• **Your goal**:
The line holding "import plotly.graph_objects as go" is the last one to output; start at the first line of the data, keep every line in between exactly, and leave out pictures.

───

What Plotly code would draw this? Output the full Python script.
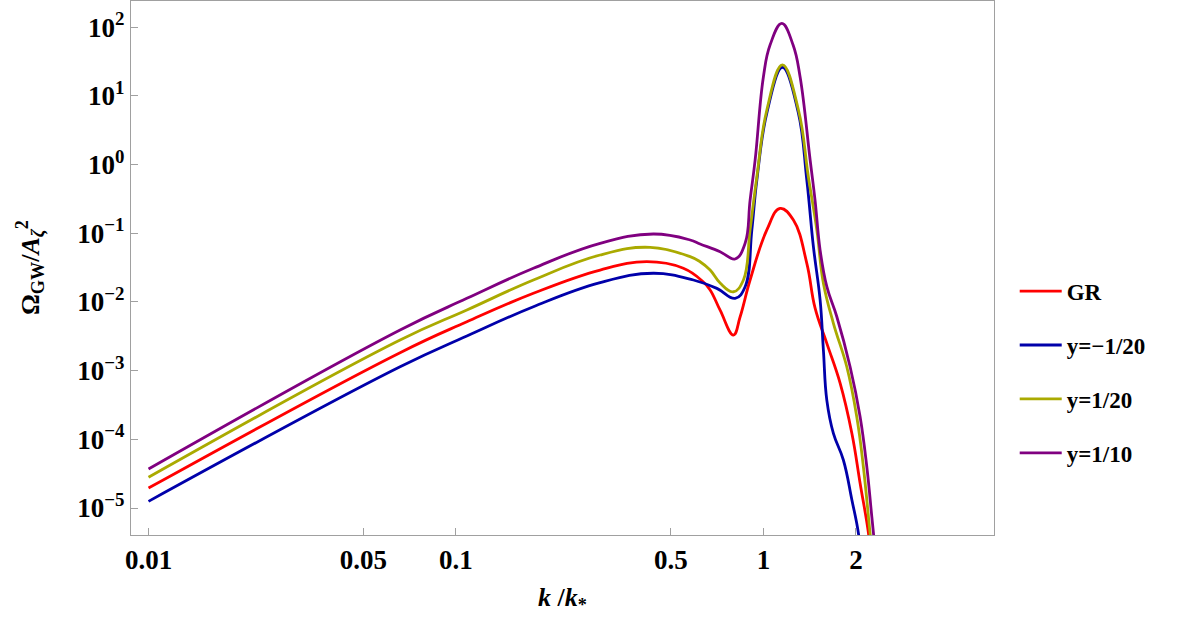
import plotly.graph_objects as go

# ---- data (k/k_*, Omega_GW/A_zeta^2) ----
k_gr = [0.01, 0.0658, 0.1085, 0.1786, 0.2944, 0.4177, 0.549, 0.6366, 0.671, 0.723,
        0.799, 0.840, 0.905, 1.026, 1.133, 1.252, 1.384, 1.472, 1.608, 1.776,
        1.940, 2.063, 2.196, 2.240]
om_gr = [1.95e-5, 1.83e-3, 5.16e-3, 1.34e-2, 2.92e-2, 3.86e-2, 3.10e-2, 1.97e-2, 1.50e-2, 7.6e-3,
         3.3e-3, 6.1e-3, 2.09e-2, 0.112, 0.231, 0.156, 3.66e-2, 8.2e-3, 2.5e-3, 6.6e-4,
         1.22e-4, 2.3e-5, 4.3e-6, 1.75e-6]

k_m20 = [0.01, 0.0658, 0.1085, 0.1786, 0.2944, 0.4385, 0.592, 0.7056, 0.809, 0.872,
         0.917, 0.952, 1.028, 1.153, 1.297, 1.384, 1.454, 1.529, 1.567, 1.608,
         1.689, 1.820, 1.940, 2.037, 2.078]
om_m20 = [1.25e-5, 1.14e-3, 3.20e-3, 8.53e-3, 1.91e-2, 2.62e-2, 2.09e-2, 1.58e-2, 1.13e-2, 1.67e-2,
          0.112, 0.597, 5.85, 26.2, 5.85, 0.597, 6.4e-2, 1.07e-2, 2.0e-3, 3.7e-4,
          1.22e-4, 5.0e-5, 1.31e-5, 4.3e-6, 1.75e-6]

k_p20 = [0.01, 0.0658, 0.1085, 0.1786, 0.2944, 0.428, 0.5776, 0.6223, 0.671, 0.723,
         0.799, 0.861, 0.905, 0.951, 1.026, 1.153, 1.300, 1.400, 1.492, 1.567,
         1.689, 1.867, 2.012, 2.114, 2.223, 2.274]
om_p20 = [2.80e-5, 2.79e-3, 7.64e-3, 2.09e-2, 4.83e-2, 6.25e-2, 4.57e-2, 3.86e-2, 2.92e-2, 1.89e-2,
          1.41e-2, 2.09e-2, 0.112, 0.640, 6.25, 28.3, 6.25, 0.668, 0.112, 1.87e-2,
          4.9e-3, 1.14e-3, 2.14e-4, 3.99e-5, 4.3e-6, 1.75e-6]

k_p10 = [0.01, 0.0658, 0.1085, 0.1786, 0.2944, 0.4385, 0.5776, 0.6223, 0.723, 0.809,
         0.872, 0.905, 0.940, 1.0, 1.051, 1.148, 1.249, 1.316, 1.419, 1.472,
         1.529, 1.608, 1.733, 1.914, 2.063, 2.169, 2.252, 2.326]
om_p10 = [3.7e-5, 3.91e-3, 1.13e-2, 3.10e-2, 7.16e-2, 9.77e-2, 8.0e-2, 7.0e-2, 5.4e-2, 4.23e-2,
          7.16e-2, 0.305, 1.17, 19.1, 55.2, 114, 55.2, 19.1, 1.17, 0.305,
          5.7e-2, 1.67e-2, 6.1e-3, 1.14e-3, 2.14e-4, 4.0e-5, 7.5e-6, 1.75e-6]

series_names = ["GR", "y=\u22121/20", "y=1/20", "y=1/10"]
series_colors = ["#FF0000", "#0000AA", "#AAAA00", "#800080"]

x_tickvals = [0.01, 0.05, 0.1, 0.5, 1, 2]
x_ticktext = ["0.01", "0.05", "0.1", "0.5", "1", "2"]
y_tickvals = [1e-5, 1e-4, 1e-3, 1e-2, 1e-1, 1e0, 1e1, 1e2]
y_exponents = ["\u22125", "\u22124", "\u22123", "\u22122", "\u22121", "0", "1", "2"]

FONT = "Liberation Serif, Times New Roman, Times, serif"

fig = go.Figure()
data = [(k_gr, om_gr), (k_m20, om_m20), (k_p20, om_p20), (k_p10, om_p10)]
for (kk, oo), name, col in zip(data, series_names, series_colors):
    fig.add_trace(go.Scatter(
        x=kk, y=oo, mode="lines", name="<b>" + name + "</b>", legendgroup=name,
        line=dict(color=col, width=2.8, shape="spline", smoothing=1.2),
    ))

axis_common = dict(
    showline=True, linecolor="#A0A0A0", linewidth=1.3, mirror=True,
    ticks="inside", ticklen=7, tickcolor="#A0A0A0", tickwidth=1,
    showgrid=False, zeroline=False,
    tickfont=dict(family=FONT, size=27, color="black"),
)

fig.update_layout(
    width=1200, height=625,
    margin=dict(l=131, r=206, t=1, b=90),
    plot_bgcolor="white", paper_bgcolor="white",
    xaxis=dict(type="log", range=[-2.057, 0.750], tickvals=x_tickvals,
               ticktext=["<b>" + t + "</b>" for t in x_ticktext], **axis_common),
    yaxis=dict(type="log", range=[-5.393, 2.383], tickvals=y_tickvals,
               ticktext=["<b>10<sup>" + e + "</sup></b>" for e in y_exponents],
               **axis_common),
    legend=dict(x=1.024, y=0.305, xanchor="left", yanchor="middle",
                font=dict(family=FONT, size=23, color="black"),
                tracegroupgap=21, itemwidth=42, bgcolor="rgba(0,0,0,0)"),
    showlegend=True,
)

fig.add_annotation(
    text="<b><i>k</i> /<i>k</i><sub>*</sub></b>", xref="paper", yref="paper",
    x=0.5, y=-0.12, xanchor="center", yanchor="middle", showarrow=False,
    font=dict(family=FONT, size=26, color="black"),
)
fig.add_annotation(
    text="<b>\u03a9<sub>GW</sub>/<i>A</i><sub><i>\u03b6</i></sub><sup>2</sup></b>",
    xref="paper", yref="paper", x=-0.117, y=0.5, xanchor="center", yanchor="middle",
    textangle=-90, showarrow=False,
    font=dict(family=FONT, size=26, color="black"),
)

fig.write_html("out.html")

───

• **Written response**:
What Plotly code would draw this? Output the full Python script.
import plotly.graph_objects as go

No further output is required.